** begin Material for the task **

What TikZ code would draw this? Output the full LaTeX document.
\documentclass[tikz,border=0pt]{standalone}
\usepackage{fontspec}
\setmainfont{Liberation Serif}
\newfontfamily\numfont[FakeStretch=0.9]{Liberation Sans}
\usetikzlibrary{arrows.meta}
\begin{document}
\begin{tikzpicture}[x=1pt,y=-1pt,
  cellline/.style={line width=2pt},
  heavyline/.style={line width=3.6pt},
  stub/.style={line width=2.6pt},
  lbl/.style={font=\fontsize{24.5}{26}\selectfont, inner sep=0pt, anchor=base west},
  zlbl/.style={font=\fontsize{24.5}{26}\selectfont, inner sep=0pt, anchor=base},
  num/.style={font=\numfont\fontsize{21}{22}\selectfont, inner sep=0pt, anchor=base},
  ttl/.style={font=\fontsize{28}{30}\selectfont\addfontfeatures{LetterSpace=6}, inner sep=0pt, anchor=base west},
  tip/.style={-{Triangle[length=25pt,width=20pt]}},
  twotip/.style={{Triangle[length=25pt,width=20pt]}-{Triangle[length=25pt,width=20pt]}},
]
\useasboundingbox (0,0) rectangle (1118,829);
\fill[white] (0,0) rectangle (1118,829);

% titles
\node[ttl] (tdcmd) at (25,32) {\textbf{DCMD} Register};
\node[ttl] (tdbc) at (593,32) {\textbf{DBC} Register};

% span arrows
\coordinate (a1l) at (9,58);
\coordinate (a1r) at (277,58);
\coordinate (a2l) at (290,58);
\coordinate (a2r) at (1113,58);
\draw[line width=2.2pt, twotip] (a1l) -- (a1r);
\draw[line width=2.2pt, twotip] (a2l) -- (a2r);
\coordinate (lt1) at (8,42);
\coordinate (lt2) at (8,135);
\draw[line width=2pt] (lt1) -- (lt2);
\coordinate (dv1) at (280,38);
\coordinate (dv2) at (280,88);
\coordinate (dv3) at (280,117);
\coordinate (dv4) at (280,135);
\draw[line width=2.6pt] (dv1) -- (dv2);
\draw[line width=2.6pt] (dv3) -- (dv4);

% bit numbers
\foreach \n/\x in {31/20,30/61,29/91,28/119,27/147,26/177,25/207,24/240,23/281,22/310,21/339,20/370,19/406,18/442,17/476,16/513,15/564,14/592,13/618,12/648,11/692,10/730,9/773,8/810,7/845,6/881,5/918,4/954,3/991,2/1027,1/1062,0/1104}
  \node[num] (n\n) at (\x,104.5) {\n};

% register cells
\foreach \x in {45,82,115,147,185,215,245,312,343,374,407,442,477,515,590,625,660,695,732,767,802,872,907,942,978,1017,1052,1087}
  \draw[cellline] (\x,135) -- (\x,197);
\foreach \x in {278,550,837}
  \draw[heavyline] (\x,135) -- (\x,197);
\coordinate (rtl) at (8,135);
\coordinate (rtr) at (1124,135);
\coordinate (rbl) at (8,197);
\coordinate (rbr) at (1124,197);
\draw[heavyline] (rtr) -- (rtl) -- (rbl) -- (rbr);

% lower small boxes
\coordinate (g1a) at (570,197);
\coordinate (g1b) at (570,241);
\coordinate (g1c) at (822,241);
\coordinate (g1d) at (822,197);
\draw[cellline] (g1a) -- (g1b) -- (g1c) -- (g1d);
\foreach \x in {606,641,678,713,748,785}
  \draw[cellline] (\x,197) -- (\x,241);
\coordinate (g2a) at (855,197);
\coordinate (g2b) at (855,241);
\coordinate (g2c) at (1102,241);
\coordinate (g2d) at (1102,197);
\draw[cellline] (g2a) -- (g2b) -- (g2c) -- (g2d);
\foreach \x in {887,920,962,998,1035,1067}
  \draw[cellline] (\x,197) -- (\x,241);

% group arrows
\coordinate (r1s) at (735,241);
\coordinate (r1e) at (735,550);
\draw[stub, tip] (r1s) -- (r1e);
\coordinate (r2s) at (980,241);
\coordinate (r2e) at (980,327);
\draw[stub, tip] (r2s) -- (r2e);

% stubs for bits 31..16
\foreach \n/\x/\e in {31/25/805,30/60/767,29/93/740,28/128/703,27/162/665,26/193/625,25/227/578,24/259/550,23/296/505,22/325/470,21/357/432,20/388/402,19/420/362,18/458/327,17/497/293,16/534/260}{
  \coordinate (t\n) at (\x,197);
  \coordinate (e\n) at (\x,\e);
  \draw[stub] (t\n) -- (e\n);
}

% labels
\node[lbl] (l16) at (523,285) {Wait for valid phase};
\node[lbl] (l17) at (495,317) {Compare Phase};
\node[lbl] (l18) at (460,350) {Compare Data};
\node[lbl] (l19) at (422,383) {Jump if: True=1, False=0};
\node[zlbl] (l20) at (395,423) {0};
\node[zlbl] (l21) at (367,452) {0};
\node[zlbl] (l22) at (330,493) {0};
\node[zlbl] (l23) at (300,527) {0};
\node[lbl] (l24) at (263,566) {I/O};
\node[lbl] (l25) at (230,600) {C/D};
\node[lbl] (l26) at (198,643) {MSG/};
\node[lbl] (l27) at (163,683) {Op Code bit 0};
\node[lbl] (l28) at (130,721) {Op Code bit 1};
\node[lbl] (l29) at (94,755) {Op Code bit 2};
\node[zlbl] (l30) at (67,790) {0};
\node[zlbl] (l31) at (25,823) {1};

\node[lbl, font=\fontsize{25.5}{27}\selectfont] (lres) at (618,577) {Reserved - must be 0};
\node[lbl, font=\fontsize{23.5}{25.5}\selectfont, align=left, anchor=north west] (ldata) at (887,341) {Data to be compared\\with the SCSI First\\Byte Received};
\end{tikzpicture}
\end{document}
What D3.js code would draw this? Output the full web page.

** end Material for the task **

**Stated exercise:** Retype the entries exactly, including every line.

**Response for this exercise:**
What TikZ code would draw this? Output the full LaTeX document.
\documentclass[tikz,border=0pt]{standalone}
\usepackage{fontspec}
\setmainfont{Liberation Serif}
\newfontfamily\numfont[FakeStretch=0.9]{Liberation Sans}
\usetikzlibrary{arrows.meta}
\begin{document}
\begin{tikzpicture}[x=1pt,y=-1pt,
  cellline/.style={line width=2pt},
  heavyline/.style={line width=3.6pt},
  stub/.style={line width=2.6pt},
  lbl/.style={font=\fontsize{24.5}{26}\selectfont, inner sep=0pt, anchor=base west},
  zlbl/.style={font=\fontsize{24.5}{26}\selectfont, inner sep=0pt, anchor=base},
  num/.style={font=\numfont\fontsize{21}{22}\selectfont, inner sep=0pt, anchor=base},
  ttl/.style={font=\fontsize{28}{30}\selectfont\addfontfeatures{LetterSpace=6}, inner sep=0pt, anchor=base west},
  tip/.style={-{Triangle[length=25pt,width=20pt]}},
  twotip/.style={{Triangle[length=25pt,width=20pt]}-{Triangle[length=25pt,width=20pt]}},
]
\useasboundingbox (0,0) rectangle (1118,829);
\fill[white] (0,0) rectangle (1118,829);

% titles
\node[ttl] (tdcmd) at (25,32) {\textbf{DCMD} Register};
\node[ttl] (tdbc) at (593,32) {\textbf{DBC} Register};

% span arrows
\coordinate (a1l) at (9,58);
\coordinate (a1r) at (277,58);
\coordinate (a2l) at (290,58);
\coordinate (a2r) at (1113,58);
\draw[line width=2.2pt, twotip] (a1l) -- (a1r);
\draw[line width=2.2pt, twotip] (a2l) -- (a2r);
\coordinate (lt1) at (8,42);
\coordinate (lt2) at (8,135);
\draw[line width=2pt] (lt1) -- (lt2);
\coordinate (dv1) at (280,38);
\coordinate (dv2) at (280,88);
\coordinate (dv3) at (280,117);
\coordinate (dv4) at (280,135);
\draw[line width=2.6pt] (dv1) -- (dv2);
\draw[line width=2.6pt] (dv3) -- (dv4);

% bit numbers
\foreach \n/\x in {31/20,30/61,29/91,28/119,27/147,26/177,25/207,24/240,23/281,22/310,21/339,20/370,19/406,18/442,17/476,16/513,15/564,14/592,13/618,12/648,11/692,10/730,9/773,8/810,7/845,6/881,5/918,4/954,3/991,2/1027,1/1062,0/1104}
  \node[num] (n\n) at (\x,104.5) {\n};

% register cells
\foreach \x in {45,82,115,147,185,215,245,312,343,374,407,442,477,515,590,625,660,695,732,767,802,872,907,942,978,1017,1052,1087}
  \draw[cellline] (\x,135) -- (\x,197);
\foreach \x in {278,550,837}
  \draw[heavyline] (\x,135) -- (\x,197);
\coordinate (rtl) at (8,135);
\coordinate (rtr) at (1124,135);
\coordinate (rbl) at (8,197);
\coordinate (rbr) at (1124,197);
\draw[heavyline] (rtr) -- (rtl) -- (rbl) -- (rbr);

% lower small boxes
\coordinate (g1a) at (570,197);
\coordinate (g1b) at (570,241);
\coordinate (g1c) at (822,241);
\coordinate (g1d) at (822,197);
\draw[cellline] (g1a) -- (g1b) -- (g1c) -- (g1d);
\foreach \x in {606,641,678,713,748,785}
  \draw[cellline] (\x,197) -- (\x,241);
\coordinate (g2a) at (855,197);
\coordinate (g2b) at (855,241);
\coordinate (g2c) at (1102,241);
\coordinate (g2d) at (1102,197);
\draw[cellline] (g2a) -- (g2b) -- (g2c) -- (g2d);
\foreach \x in {887,920,962,998,1035,1067}
  \draw[cellline] (\x,197) -- (\x,241);

% group arrows
\coordinate (r1s) at (735,241);
\coordinate (r1e) at (735,550);
\draw[stub, tip] (r1s) -- (r1e);
\coordinate (r2s) at (980,241);
\coordinate (r2e) at (980,327);
\draw[stub, tip] (r2s) -- (r2e);

% stubs for bits 31..16
\foreach \n/\x/\e in {31/25/805,30/60/767,29/93/740,28/128/703,27/162/665,26/193/625,25/227/578,24/259/550,23/296/505,22/325/470,21/357/432,20/388/402,19/420/362,18/458/327,17/497/293,16/534/260}{
  \coordinate (t\n) at (\x,197);
  \coordinate (e\n) at (\x,\e);
  \draw[stub] (t\n) -- (e\n);
}

% labels
\node[lbl] (l16) at (523,285) {Wait for valid phase};
\node[lbl] (l17) at (495,317) {Compare Phase};
\node[lbl] (l18) at (460,350) {Compare Data};
\node[lbl] (l19) at (422,383) {Jump if: True=1, False=0};
\node[zlbl] (l20) at (395,423) {0};
\node[zlbl] (l21) at (367,452) {0};
\node[zlbl] (l22) at (330,493) {0};
\node[zlbl] (l23) at (300,527) {0};
\node[lbl] (l24) at (263,566) {I/O};
\node[lbl] (l25) at (230,600) {C/D};
\node[lbl] (l26) at (198,643) {MSG/};
\node[lbl] (l27) at (163,683) {Op Code bit 0};
\node[lbl] (l28) at (130,721) {Op Code bit 1};
\node[lbl] (l29) at (94,755) {Op Code bit 2};
\node[zlbl] (l30) at (67,790) {0};
\node[zlbl] (l31) at (25,823) {1};

\node[lbl, font=\fontsize{25.5}{27}\selectfont] (lres) at (618,577) {Reserved - must be 0};
\node[lbl, font=\fontsize{23.5}{25.5}\selectfont, align=left, anchor=north west] (ldata) at (887,341) {Data to be compared\\with the SCSI First\\Byte Received};
\end{tikzpicture}
\end{document}
What D3.js code would draw this? Output the full web page.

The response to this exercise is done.